Any group identity can gel quickly, and when it does, there is love and loyalty and praise for “us,” and suspicion, fear, and readiness to blame “them.” Empathy is also shaped by our sense of group. If we see our partner or our child receive a painful shock, our empathic response is likely to be much stronger than if we see a stranger in the same circumstances.  We are also likely to react more strongly to the pain of someone in our own group than we do when we hear about the suffering of someone in a distant group. But when it comes to strangers, our capacity for empathy is varied. When we think someone is “like us,” we feel more empathy. In one study, a group of Chinese individuals and a group of Caucasians watched a video of someone’s face being pierced with a needle; the participants responded more robustly when the person they were watching shared their ethnicity.  Similar results were found when the participants were Caucasian and African American.  But even though empathy was reduced for “outsiders,” it was still active. There was some empathy with another’s pain, regardless of ethnicity. And if an “outsider” displayed positive qualities, such as helpfulness and co-operation, then empathy increased. 
Empathy and actions are linked. When empathy is switched on, we rush to offer aid; we make donations; we volunteer our services. When empathy is switched off, it seems possible to exult in the suffering and destruction of every last member of the group, however weak or vulnerable. What shuts empathy off, allowing someone to experience not only indifference but also delight in another’s pain, is conflict – and the fear conflict generates. 
In last week’s New York Times, Amy Cuddy looked at the psychology of anti-Semitism through a model she developed with Susan Fiske and Peter Glick. They propose an explanation as to which bias, under what circumstances, triggers violence of the kind that occurred in the Pittsburgh synagogue on the 28th of October 2018. Whereas some biases might make someone indifferent to a group's suffering, other biases actively inflict suffering, including “exterminatory attacks.” Cuddy, Fiske, and Glick argue that when a group is stereotyped as being “cold” (neither trustworthy nor sincere) and incompetent (homeless people and drug addicts), it elicits disdain and ostracism, but not violence; when a group is stereotyped as cold and competent, it elicits “envious prejudice”; when times are tough, when resources such as jobs and money and status are scarce, envious prejudices are more likely to erupt into violence.
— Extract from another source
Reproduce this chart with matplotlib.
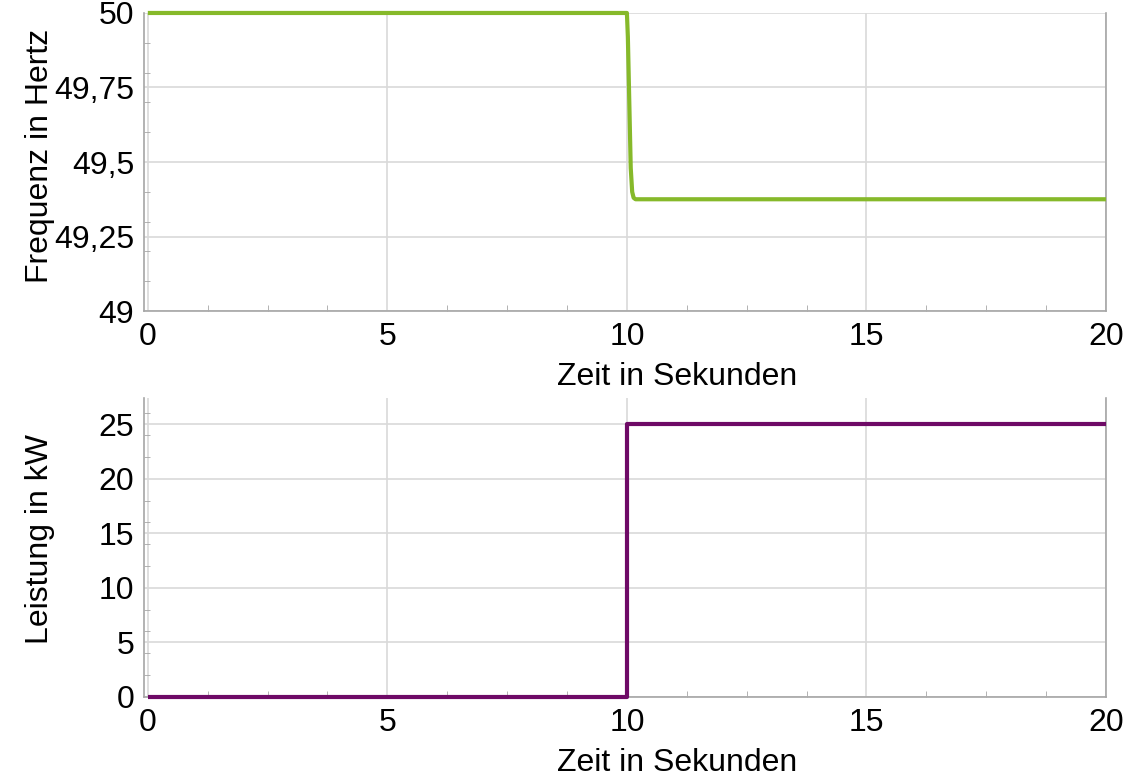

Many now accept that a deeper understanding of group divisions is required to steer us through a life of increasing diversity. The two dimensions proposed by Cuddy, Fiske, and Glick – warmth and competence – cast some light on the configurations of prejudice, but leave out the insidious dynamic of prejudice: The more anxious we are about our own lives, the more frightened we are of others who are different from us. The more frightened we are, the less empathy we have. The less empathy we have, the more readily we harm others. The more harm a person or group of people inflict on another group, the more likely the violent person (or people) is to justify its actions by constructing a sub-human “them” of the victim group. This is the real danger of prejudice: it escalates, and once it escalates to the point where a group is sub-human, there is no limit to the harm others are willing to inflict on that group.